§ EXERCISE DETAILS: Without the pictures, can you quote each line below exactly?

=-=-=

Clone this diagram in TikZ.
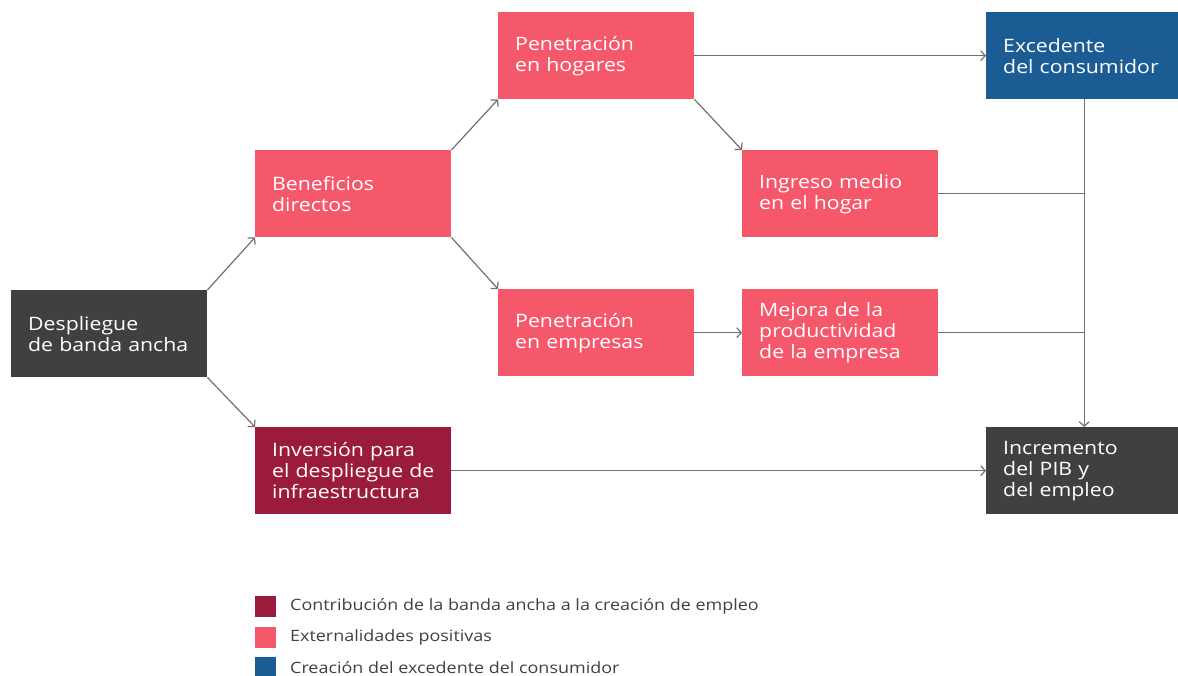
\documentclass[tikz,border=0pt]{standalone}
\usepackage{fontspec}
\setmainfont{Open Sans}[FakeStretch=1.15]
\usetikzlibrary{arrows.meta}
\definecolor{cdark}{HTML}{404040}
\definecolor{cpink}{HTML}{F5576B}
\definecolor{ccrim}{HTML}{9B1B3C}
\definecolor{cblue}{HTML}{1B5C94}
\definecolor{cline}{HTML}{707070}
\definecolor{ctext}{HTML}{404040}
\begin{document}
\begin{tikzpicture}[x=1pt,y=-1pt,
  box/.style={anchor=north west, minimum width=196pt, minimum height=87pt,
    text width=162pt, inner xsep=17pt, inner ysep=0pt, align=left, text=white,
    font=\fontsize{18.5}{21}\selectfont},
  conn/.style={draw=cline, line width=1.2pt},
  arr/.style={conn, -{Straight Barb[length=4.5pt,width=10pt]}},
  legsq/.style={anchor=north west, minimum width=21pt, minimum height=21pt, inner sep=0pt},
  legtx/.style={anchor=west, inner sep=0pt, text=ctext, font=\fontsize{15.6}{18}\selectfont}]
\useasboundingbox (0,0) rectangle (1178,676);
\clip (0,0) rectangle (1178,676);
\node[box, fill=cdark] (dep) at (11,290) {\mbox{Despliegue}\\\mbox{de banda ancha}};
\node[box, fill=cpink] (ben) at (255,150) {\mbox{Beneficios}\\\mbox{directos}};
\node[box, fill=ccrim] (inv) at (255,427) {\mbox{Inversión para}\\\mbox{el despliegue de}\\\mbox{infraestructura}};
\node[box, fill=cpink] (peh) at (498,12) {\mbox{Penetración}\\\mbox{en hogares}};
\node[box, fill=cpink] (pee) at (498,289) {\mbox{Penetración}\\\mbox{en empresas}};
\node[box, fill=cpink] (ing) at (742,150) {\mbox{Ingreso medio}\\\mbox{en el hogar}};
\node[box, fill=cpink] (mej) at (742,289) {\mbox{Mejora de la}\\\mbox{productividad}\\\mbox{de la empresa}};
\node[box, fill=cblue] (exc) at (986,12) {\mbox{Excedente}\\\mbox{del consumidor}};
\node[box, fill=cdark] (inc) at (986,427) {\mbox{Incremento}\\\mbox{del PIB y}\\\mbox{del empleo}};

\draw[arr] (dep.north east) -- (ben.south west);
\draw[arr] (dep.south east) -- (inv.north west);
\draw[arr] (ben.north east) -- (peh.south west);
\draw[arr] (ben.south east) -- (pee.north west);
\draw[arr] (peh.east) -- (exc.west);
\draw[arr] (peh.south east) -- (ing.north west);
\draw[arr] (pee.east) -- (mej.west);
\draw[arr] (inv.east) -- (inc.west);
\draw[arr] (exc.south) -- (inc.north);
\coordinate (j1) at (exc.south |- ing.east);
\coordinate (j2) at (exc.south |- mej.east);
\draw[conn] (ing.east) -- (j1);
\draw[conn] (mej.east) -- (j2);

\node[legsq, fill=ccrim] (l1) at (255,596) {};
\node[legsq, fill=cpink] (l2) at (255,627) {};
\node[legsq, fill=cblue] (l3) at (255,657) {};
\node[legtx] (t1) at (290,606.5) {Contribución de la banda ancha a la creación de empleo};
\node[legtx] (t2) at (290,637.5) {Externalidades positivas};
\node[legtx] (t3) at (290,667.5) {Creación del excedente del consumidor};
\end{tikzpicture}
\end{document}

=-=-=

§ ANSWER FOR THIS EXERCISE:
Clone this diagram in TikZ.
\documentclass[tikz,border=0pt]{standalone}
\usepackage{fontspec}
\setmainfont{Open Sans}[FakeStretch=1.15]
\usetikzlibrary{arrows.meta}
\definecolor{cdark}{HTML}{404040}
\definecolor{cpink}{HTML}{F5576B}
\definecolor{ccrim}{HTML}{9B1B3C}
\definecolor{cblue}{HTML}{1B5C94}
\definecolor{cline}{HTML}{707070}
\definecolor{ctext}{HTML}{404040}
\begin{document}
\begin{tikzpicture}[x=1pt,y=-1pt,
  box/.style={anchor=north west, minimum width=196pt, minimum height=87pt,
    text width=162pt, inner xsep=17pt, inner ysep=0pt, align=left, text=white,
    font=\fontsize{18.5}{21}\selectfont},
  conn/.style={draw=cline, line width=1.2pt},
  arr/.style={conn, -{Straight Barb[length=4.5pt,width=10pt]}},
  legsq/.style={anchor=north west, minimum width=21pt, minimum height=21pt, inner sep=0pt},
  legtx/.style={anchor=west, inner sep=0pt, text=ctext, font=\fontsize{15.6}{18}\selectfont}]
\useasboundingbox (0,0) rectangle (1178,676);
\clip (0,0) rectangle (1178,676);
\node[box, fill=cdark] (dep) at (11,290) {\mbox{Despliegue}\\\mbox{de banda ancha}};
\node[box, fill=cpink] (ben) at (255,150) {\mbox{Beneficios}\\\mbox{directos}};
\node[box, fill=ccrim] (inv) at (255,427) {\mbox{Inversión para}\\\mbox{el despliegue de}\\\mbox{infraestructura}};
\node[box, fill=cpink] (peh) at (498,12) {\mbox{Penetración}\\\mbox{en hogares}};
\node[box, fill=cpink] (pee) at (498,289) {\mbox{Penetración}\\\mbox{en empresas}};
\node[box, fill=cpink] (ing) at (742,150) {\mbox{Ingreso medio}\\\mbox{en el hogar}};
\node[box, fill=cpink] (mej) at (742,289) {\mbox{Mejora de la}\\\mbox{productividad}\\\mbox{de la empresa}};
\node[box, fill=cblue] (exc) at (986,12) {\mbox{Excedente}\\\mbox{del consumidor}};
\node[box, fill=cdark] (inc) at (986,427) {\mbox{Incremento}\\\mbox{del PIB y}\\\mbox{del empleo}};

\draw[arr] (dep.north east) -- (ben.south west);
\draw[arr] (dep.south east) -- (inv.north west);
\draw[arr] (ben.north east) -- (peh.south west);
\draw[arr] (ben.south east) -- (pee.north west);
\draw[arr] (peh.east) -- (exc.west);
\draw[arr] (peh.south east) -- (ing.north west);
\draw[arr] (pee.east) -- (mej.west);
\draw[arr] (inv.east) -- (inc.west);
\draw[arr] (exc.south) -- (inc.north);
\coordinate (j1) at (exc.south |- ing.east);
\coordinate (j2) at (exc.south |- mej.east);
\draw[conn] (ing.east) -- (j1);
\draw[conn] (mej.east) -- (j2);

\node[legsq, fill=ccrim] (l1) at (255,596) {};
\node[legsq, fill=cpink] (l2) at (255,627) {};
\node[legsq, fill=cblue] (l3) at (255,657) {};
\node[legtx] (t1) at (290,606.5) {Contribución de la banda ancha a la creación de empleo};
\node[legtx] (t2) at (290,637.5) {Externalidades positivas};
\node[legtx] (t3) at (290,667.5) {Creación del excedente del consumidor};
\end{tikzpicture}
\end{document}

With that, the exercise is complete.